GIVEN RECORDS:
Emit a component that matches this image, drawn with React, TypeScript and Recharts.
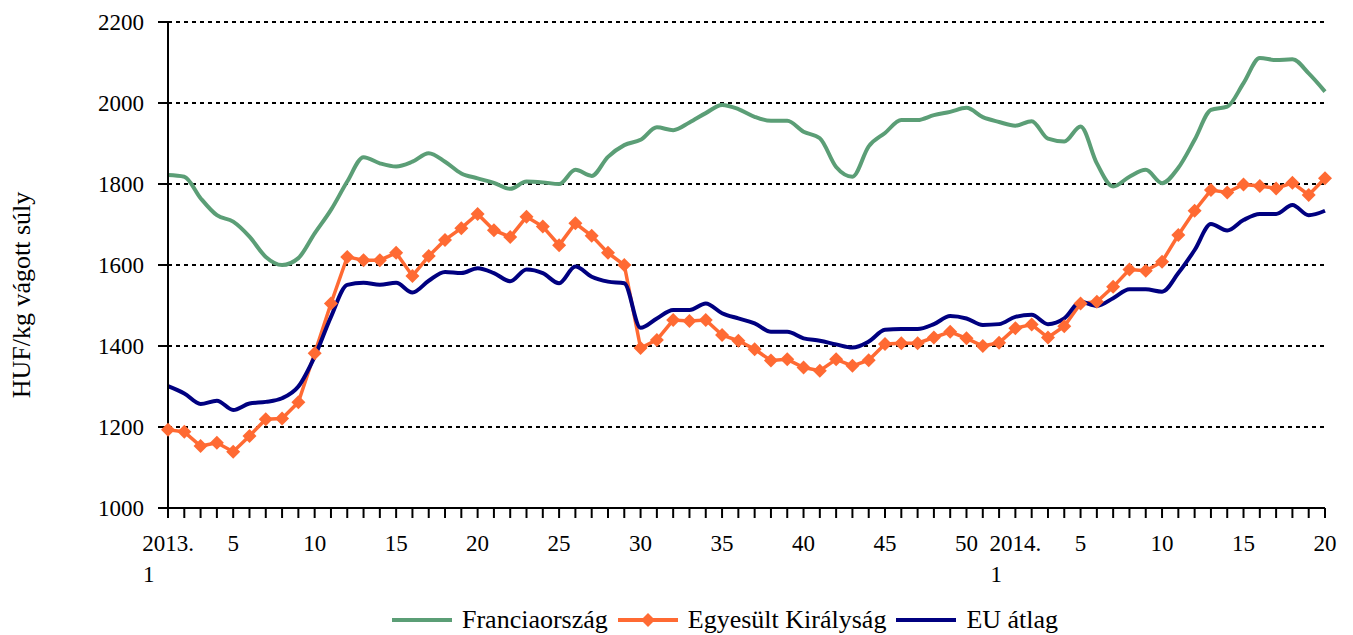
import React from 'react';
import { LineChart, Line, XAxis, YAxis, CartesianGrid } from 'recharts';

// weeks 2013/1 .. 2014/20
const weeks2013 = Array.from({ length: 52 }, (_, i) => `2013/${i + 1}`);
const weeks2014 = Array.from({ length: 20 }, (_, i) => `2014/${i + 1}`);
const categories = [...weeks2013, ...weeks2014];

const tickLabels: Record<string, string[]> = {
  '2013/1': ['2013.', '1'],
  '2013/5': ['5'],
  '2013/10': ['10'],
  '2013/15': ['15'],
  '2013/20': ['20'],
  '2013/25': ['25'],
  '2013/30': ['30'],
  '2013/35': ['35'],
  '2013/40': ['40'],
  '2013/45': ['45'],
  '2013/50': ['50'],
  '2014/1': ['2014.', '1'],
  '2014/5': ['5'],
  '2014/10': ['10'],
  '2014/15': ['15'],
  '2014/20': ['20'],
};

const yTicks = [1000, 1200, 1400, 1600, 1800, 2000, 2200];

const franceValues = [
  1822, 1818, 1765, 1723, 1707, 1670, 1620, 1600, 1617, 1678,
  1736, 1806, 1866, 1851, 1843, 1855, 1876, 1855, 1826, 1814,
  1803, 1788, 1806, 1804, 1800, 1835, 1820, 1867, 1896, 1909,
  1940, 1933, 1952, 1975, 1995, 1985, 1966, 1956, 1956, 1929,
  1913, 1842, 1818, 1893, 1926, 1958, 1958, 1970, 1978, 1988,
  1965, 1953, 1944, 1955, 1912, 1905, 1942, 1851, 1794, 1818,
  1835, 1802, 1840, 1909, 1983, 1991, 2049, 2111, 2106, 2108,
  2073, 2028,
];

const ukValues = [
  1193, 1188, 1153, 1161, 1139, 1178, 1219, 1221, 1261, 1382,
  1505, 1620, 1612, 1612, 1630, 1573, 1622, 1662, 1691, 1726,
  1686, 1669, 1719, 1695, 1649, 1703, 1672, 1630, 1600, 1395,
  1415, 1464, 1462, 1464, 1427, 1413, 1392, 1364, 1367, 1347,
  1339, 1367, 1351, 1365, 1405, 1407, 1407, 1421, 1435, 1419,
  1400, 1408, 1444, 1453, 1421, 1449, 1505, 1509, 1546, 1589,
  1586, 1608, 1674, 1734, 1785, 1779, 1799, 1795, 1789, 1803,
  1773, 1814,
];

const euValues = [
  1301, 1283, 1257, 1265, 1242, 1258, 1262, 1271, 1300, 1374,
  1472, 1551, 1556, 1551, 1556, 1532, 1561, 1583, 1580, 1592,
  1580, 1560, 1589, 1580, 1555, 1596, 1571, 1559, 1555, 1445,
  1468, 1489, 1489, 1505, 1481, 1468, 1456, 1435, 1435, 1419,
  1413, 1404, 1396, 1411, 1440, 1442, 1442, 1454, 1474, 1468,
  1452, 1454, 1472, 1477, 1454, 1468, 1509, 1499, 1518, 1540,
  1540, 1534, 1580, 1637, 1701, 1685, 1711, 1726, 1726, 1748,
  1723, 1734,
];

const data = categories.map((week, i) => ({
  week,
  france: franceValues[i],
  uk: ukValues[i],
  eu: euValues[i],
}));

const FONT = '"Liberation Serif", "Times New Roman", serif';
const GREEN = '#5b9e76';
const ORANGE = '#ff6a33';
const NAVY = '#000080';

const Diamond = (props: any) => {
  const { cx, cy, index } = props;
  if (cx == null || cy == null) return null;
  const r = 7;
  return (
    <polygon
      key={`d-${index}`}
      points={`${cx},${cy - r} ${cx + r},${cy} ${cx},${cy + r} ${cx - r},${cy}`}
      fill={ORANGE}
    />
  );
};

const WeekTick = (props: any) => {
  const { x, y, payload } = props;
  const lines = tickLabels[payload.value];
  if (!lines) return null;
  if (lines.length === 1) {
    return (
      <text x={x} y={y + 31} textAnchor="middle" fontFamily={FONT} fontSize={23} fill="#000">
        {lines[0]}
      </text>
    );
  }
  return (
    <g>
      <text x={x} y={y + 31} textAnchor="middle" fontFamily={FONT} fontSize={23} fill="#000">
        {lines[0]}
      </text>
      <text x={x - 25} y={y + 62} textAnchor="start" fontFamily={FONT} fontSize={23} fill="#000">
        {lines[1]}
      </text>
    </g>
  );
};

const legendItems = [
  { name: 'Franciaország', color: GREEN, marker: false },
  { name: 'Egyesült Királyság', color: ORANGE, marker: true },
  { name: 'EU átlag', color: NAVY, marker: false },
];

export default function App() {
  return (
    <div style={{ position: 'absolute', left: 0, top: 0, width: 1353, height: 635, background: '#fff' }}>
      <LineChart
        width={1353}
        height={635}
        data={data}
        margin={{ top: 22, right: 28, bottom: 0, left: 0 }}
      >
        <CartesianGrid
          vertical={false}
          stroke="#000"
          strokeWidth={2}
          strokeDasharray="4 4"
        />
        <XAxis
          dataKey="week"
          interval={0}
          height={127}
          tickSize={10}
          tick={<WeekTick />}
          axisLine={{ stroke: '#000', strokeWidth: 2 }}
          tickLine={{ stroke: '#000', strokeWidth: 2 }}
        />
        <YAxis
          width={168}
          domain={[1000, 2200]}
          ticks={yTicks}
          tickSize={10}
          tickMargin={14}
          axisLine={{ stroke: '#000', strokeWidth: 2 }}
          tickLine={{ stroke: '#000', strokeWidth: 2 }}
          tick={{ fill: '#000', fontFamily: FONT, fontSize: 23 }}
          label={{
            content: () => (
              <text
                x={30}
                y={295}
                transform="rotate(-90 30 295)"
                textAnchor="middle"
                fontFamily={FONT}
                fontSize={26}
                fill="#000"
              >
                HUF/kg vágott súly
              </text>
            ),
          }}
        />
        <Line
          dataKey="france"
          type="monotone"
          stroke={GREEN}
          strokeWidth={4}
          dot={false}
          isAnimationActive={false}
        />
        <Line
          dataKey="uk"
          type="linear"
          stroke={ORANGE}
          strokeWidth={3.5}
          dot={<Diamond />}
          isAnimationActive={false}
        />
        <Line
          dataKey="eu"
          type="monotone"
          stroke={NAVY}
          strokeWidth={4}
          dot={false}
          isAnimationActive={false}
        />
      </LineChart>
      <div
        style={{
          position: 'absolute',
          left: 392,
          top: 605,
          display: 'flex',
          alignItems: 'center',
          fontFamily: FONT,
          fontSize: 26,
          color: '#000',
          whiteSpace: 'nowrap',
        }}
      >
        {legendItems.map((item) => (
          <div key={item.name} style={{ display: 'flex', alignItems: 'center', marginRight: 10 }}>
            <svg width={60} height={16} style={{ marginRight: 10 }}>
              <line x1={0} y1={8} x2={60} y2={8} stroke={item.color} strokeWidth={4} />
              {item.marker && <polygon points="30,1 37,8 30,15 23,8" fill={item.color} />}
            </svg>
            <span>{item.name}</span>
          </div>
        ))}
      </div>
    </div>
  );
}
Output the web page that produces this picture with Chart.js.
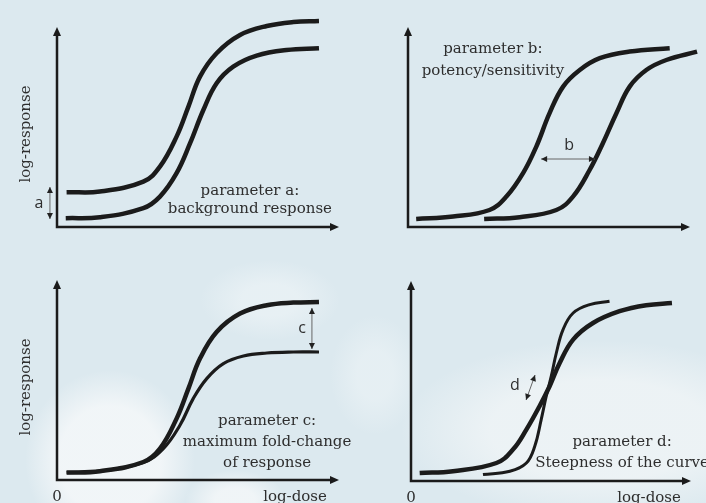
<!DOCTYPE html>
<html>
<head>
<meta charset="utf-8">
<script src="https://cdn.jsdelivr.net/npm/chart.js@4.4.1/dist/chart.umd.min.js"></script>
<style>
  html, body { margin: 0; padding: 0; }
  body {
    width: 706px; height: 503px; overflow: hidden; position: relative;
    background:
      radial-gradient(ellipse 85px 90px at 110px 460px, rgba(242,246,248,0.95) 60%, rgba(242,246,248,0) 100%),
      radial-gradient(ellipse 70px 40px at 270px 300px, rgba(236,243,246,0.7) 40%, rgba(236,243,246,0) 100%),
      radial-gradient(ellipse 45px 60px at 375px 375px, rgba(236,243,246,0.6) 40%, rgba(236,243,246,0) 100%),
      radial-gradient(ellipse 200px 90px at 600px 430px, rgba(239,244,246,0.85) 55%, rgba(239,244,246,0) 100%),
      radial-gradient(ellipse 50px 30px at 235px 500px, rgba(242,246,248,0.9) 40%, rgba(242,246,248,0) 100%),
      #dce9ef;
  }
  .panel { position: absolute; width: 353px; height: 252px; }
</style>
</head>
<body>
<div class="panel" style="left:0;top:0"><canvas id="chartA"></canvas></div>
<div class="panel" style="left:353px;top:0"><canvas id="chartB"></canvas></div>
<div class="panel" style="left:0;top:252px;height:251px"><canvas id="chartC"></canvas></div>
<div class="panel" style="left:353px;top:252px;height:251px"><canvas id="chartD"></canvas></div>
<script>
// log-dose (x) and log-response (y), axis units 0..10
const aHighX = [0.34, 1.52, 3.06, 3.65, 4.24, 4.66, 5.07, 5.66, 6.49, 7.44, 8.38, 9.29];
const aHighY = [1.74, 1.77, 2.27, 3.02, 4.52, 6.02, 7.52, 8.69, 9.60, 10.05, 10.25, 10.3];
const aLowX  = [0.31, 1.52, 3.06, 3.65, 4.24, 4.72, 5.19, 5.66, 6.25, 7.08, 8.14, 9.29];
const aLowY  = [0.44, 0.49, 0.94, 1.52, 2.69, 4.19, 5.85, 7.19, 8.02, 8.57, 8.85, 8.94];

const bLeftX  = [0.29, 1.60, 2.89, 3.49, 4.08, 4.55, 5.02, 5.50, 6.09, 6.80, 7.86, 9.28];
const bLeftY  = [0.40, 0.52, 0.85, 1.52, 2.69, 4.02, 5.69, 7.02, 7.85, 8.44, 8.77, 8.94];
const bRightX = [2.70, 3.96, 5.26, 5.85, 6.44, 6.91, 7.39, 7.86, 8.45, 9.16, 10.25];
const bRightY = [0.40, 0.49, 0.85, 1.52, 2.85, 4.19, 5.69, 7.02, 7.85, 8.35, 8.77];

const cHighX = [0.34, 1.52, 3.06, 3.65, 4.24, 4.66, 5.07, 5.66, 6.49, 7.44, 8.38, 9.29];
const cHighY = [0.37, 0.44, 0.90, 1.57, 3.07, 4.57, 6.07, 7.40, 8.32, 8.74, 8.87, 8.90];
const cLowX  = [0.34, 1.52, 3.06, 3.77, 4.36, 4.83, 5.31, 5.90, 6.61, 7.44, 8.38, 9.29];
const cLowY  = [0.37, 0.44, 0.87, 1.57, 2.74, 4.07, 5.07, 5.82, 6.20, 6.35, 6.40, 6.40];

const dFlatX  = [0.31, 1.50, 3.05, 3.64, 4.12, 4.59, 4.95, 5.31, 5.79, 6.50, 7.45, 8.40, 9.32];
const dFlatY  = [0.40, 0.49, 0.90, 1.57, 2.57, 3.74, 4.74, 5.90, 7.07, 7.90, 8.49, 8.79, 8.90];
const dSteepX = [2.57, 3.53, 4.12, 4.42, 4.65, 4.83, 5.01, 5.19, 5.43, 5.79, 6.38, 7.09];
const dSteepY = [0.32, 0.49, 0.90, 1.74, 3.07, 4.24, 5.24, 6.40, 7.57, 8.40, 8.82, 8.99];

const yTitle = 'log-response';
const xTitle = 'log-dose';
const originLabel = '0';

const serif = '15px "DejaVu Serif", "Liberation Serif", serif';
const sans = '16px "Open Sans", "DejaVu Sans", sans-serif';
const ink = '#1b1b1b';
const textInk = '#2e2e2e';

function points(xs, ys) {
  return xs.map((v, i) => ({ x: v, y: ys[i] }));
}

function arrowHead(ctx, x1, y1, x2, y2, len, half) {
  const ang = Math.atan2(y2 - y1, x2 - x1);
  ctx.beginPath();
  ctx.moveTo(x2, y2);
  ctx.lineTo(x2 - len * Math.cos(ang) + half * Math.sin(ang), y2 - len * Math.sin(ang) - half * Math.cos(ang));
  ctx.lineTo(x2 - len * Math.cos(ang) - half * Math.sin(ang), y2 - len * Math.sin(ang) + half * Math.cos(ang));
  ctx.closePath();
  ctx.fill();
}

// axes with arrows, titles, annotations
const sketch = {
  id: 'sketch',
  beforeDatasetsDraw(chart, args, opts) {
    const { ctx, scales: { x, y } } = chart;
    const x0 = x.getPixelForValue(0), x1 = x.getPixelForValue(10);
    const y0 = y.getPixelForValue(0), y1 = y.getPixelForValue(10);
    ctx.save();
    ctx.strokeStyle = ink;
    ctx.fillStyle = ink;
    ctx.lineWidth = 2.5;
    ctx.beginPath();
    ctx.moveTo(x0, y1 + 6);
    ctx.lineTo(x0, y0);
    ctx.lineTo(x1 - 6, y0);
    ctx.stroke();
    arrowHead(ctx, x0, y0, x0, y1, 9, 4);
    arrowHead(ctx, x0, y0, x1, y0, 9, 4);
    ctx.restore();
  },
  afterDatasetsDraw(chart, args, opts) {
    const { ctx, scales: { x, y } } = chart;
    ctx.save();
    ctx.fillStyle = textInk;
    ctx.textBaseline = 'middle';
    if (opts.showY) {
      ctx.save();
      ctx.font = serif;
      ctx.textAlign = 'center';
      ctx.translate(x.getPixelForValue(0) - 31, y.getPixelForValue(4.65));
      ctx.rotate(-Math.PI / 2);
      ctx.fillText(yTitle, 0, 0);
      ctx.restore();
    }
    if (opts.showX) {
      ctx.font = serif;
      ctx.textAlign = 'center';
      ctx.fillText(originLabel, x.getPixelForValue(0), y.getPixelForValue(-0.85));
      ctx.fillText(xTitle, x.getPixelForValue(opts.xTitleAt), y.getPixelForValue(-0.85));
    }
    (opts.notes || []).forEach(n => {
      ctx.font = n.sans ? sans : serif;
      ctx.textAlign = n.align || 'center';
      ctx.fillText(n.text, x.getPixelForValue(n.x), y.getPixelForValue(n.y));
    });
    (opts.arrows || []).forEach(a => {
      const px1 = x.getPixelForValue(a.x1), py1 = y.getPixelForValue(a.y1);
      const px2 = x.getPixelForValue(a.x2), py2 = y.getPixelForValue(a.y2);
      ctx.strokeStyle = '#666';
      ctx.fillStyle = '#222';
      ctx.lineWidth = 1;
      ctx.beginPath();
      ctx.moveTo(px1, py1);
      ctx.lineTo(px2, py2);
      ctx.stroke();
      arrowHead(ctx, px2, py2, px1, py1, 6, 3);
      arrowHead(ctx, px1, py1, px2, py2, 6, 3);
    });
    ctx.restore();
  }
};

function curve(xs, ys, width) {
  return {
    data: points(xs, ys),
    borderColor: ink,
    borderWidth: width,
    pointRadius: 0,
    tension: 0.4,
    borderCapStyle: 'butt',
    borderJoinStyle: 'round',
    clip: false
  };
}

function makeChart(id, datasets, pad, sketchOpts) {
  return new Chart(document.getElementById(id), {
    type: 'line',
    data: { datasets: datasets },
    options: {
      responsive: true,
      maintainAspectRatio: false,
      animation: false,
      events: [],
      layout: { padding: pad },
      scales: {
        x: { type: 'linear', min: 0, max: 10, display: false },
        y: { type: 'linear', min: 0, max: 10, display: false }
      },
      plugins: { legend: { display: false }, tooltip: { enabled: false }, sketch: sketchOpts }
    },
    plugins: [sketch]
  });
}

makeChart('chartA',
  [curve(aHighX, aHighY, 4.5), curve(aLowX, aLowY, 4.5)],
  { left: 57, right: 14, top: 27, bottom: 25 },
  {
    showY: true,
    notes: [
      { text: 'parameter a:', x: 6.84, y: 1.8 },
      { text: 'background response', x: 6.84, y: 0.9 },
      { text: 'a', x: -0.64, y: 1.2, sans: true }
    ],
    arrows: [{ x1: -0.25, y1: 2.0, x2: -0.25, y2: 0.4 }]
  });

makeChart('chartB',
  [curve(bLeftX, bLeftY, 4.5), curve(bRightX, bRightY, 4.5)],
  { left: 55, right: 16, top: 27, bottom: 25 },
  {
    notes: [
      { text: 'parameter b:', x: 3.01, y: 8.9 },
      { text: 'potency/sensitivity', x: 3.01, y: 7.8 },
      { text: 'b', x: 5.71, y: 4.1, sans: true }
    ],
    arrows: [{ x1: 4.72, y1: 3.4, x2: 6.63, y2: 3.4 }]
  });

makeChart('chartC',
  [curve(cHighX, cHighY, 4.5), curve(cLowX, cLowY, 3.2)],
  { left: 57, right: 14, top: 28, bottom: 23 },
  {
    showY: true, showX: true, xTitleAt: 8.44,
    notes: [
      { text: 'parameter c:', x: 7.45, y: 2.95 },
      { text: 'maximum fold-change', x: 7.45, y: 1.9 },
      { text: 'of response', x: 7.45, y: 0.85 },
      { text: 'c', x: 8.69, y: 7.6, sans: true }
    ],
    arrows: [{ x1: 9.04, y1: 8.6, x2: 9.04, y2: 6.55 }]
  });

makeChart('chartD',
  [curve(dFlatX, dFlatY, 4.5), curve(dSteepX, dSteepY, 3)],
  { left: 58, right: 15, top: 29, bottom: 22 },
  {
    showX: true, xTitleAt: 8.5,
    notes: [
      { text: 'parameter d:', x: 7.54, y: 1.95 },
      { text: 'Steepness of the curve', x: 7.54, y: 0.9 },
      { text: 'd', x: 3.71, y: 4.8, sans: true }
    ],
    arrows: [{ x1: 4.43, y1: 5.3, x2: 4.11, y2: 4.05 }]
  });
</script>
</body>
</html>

STATED GOAL:
Give again, word for word, every line from the top of the data through the line with "XAxis, YAxis, CartesianGrid", both ends included, and exclude the pictures.

SOLUTION TO THIS EXERCISE:
Emit a component that matches this image, drawn with React, TypeScript and Recharts.
import React from 'react';
import { LineChart, Line, XAxis, YAxis, CartesianGrid } from 'recharts';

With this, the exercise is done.